Active vibration suppression of wind tunnel models using piezoelectric materials

Kurzfassung

In times when aircraft are becoming lighter and faster, the problem areas of aeroelasticity are also growing. Thereby, one particular challenge is wing flutter. Especially at the beginning of the investigations of wings in the wind tunnel it happens again and again that expensive models were damaged. In the present time, there are various methods, such as a spring at the clamping, or the shifting of a mass, to control the flutter. The aim is to investigate how models with so-called "smart materials" can dampen themselves and thus improve measurement quality by controlling vibration amplitudes.
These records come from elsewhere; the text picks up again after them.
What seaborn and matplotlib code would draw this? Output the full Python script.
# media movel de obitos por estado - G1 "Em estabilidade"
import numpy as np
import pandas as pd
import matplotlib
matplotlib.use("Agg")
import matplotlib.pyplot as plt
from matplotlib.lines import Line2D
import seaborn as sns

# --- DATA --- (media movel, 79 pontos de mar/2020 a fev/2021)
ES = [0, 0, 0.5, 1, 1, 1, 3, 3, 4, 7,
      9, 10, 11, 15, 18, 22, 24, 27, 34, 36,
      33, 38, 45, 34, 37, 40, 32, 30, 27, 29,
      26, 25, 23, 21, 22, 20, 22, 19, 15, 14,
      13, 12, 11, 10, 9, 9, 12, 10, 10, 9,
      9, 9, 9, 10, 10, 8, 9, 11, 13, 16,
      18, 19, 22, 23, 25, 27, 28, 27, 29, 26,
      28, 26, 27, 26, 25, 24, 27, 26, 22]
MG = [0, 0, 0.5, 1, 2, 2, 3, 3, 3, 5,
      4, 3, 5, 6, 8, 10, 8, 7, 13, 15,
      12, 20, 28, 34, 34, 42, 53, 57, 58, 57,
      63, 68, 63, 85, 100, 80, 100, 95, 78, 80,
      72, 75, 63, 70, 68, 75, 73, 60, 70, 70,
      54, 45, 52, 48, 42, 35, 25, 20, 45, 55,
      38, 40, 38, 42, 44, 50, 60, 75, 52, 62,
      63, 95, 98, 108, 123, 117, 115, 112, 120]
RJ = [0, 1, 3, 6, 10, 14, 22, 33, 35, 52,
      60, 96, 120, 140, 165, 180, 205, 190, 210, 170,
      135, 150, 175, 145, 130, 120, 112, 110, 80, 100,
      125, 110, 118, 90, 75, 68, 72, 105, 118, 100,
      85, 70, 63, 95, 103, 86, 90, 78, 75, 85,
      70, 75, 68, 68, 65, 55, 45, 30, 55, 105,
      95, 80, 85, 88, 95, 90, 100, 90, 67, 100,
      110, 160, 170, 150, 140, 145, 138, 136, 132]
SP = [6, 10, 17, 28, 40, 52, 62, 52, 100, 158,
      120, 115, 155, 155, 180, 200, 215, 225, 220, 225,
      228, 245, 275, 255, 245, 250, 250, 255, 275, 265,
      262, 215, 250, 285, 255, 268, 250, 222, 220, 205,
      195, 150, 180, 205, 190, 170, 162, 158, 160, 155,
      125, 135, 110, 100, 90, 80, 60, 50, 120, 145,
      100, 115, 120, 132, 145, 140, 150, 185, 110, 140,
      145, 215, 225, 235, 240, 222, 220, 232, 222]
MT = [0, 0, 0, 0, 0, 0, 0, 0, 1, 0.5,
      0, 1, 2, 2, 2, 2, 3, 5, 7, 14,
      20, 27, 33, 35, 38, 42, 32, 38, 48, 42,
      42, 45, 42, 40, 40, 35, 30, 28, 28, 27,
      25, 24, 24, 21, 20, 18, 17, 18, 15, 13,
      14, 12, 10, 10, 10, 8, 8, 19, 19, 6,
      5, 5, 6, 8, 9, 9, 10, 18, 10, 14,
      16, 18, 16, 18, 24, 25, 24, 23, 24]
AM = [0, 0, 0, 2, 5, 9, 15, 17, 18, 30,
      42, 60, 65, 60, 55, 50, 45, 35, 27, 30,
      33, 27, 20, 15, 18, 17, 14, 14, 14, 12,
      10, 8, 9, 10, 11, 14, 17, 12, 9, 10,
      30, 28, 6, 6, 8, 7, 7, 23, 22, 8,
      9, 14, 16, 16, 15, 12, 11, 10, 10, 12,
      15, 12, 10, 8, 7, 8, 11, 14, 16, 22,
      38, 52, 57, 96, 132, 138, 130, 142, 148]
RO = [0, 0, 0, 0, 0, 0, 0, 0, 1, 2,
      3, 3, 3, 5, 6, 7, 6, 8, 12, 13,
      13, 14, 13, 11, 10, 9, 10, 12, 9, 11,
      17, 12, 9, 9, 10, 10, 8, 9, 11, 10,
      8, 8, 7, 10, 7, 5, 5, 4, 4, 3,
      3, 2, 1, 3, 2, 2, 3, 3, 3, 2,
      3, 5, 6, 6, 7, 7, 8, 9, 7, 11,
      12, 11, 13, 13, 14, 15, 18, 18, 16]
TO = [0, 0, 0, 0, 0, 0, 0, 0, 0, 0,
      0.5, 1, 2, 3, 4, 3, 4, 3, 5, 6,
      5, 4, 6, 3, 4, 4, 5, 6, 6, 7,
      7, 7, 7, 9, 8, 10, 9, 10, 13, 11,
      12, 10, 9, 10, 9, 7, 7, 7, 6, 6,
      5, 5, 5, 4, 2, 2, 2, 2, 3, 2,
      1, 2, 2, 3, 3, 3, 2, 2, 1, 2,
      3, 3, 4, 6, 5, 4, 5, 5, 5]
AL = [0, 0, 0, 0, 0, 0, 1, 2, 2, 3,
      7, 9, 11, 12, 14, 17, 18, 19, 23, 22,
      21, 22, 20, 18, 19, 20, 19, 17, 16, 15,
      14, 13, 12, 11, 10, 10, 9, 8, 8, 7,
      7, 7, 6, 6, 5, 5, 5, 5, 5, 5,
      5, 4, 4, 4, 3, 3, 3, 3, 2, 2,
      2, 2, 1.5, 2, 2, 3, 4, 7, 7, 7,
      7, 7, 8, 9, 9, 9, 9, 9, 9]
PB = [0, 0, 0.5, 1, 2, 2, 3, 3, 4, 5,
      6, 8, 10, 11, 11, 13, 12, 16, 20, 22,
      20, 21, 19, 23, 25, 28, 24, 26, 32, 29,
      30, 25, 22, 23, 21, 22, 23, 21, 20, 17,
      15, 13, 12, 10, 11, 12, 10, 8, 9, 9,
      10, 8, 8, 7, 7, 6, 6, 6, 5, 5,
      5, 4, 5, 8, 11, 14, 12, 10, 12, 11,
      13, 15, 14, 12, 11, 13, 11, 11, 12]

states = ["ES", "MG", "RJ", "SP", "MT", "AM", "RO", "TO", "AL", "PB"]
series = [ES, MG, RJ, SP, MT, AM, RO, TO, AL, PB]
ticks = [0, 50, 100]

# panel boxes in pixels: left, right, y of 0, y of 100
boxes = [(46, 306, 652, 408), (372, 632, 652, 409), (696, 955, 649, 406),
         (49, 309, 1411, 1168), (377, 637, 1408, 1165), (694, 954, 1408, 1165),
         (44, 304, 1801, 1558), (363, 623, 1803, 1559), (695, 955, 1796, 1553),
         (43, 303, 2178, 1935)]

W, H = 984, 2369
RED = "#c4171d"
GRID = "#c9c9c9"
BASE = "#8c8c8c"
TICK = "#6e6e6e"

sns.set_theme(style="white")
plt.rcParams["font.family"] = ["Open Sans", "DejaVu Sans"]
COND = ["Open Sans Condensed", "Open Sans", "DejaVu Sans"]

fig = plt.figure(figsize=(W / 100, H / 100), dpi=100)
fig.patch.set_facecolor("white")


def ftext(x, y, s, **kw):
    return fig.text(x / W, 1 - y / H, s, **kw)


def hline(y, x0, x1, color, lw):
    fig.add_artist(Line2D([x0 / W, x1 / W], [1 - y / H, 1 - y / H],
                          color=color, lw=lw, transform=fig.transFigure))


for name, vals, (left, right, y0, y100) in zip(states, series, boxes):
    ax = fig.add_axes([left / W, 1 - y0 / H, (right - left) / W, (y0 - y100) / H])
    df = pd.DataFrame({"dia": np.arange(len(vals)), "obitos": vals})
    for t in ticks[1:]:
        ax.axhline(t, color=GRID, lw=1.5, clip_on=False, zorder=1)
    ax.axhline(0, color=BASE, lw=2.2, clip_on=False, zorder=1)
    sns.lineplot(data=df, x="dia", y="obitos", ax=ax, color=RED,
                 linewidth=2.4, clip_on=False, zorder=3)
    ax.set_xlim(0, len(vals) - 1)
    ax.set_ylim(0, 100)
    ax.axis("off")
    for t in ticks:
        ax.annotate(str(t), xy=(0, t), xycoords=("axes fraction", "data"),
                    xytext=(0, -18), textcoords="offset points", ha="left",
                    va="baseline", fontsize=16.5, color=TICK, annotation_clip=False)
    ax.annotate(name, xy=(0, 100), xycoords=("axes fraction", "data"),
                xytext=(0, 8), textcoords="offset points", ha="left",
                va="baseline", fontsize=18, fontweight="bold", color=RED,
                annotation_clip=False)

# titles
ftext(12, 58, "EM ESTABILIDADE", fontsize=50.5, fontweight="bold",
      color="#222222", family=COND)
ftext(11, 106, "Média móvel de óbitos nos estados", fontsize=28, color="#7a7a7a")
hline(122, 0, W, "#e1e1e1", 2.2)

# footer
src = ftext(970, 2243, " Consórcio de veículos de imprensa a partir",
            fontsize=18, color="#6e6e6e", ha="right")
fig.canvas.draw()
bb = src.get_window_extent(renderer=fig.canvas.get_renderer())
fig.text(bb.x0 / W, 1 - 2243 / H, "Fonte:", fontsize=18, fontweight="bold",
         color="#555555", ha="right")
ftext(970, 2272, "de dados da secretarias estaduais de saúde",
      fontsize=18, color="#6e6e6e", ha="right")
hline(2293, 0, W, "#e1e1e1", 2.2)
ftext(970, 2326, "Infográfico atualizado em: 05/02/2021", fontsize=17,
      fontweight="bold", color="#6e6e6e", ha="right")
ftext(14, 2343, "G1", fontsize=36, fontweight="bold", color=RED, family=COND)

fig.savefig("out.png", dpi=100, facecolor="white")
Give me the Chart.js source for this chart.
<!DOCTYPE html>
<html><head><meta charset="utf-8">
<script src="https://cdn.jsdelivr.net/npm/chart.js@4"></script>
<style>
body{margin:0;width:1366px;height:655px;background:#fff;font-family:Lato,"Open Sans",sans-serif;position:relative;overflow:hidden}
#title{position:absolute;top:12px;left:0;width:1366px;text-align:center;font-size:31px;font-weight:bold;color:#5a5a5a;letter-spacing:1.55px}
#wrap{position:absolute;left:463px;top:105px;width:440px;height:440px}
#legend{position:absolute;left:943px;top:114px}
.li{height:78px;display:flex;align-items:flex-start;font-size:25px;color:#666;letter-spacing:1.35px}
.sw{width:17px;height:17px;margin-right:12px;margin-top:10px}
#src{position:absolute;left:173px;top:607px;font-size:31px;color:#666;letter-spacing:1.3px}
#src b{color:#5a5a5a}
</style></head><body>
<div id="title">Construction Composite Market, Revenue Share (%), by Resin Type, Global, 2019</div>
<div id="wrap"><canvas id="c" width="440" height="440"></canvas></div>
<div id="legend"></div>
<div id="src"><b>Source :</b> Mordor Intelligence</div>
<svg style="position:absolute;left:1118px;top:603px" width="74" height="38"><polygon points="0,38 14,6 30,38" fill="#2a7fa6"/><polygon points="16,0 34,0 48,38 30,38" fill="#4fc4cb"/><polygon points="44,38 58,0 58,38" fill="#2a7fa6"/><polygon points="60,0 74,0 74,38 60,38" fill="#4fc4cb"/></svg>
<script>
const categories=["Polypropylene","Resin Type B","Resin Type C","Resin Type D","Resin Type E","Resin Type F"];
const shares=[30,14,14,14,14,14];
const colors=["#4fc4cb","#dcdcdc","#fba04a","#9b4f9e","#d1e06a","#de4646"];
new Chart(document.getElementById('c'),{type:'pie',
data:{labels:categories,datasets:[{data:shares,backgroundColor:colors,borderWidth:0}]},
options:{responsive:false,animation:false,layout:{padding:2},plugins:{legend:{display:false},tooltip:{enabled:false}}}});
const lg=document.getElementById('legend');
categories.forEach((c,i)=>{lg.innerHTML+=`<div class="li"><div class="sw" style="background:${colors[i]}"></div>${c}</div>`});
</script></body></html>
Therefor piezoelectric materials are used as actuators and sensors. These generate a voltage under a deformation, and vice versa deform when a voltage is applied. In this work, it is tested whether the force that the piezoelectric element introduces into the system is large enough to damp the oscillations. For this purpose, the optimal position and size of the piezo element are first determined and then verified in an experiment. Furthermore, a controller is designed, which controls the piezo elements and finally damps a fluttering model in the wind tunnel. With the results and experiences of the master thesis, a complex wing model with several piezo elements can be manufactured in a next step. Thereby, a self-learning artificial intelligence will control and dampen the vibration amplitudes.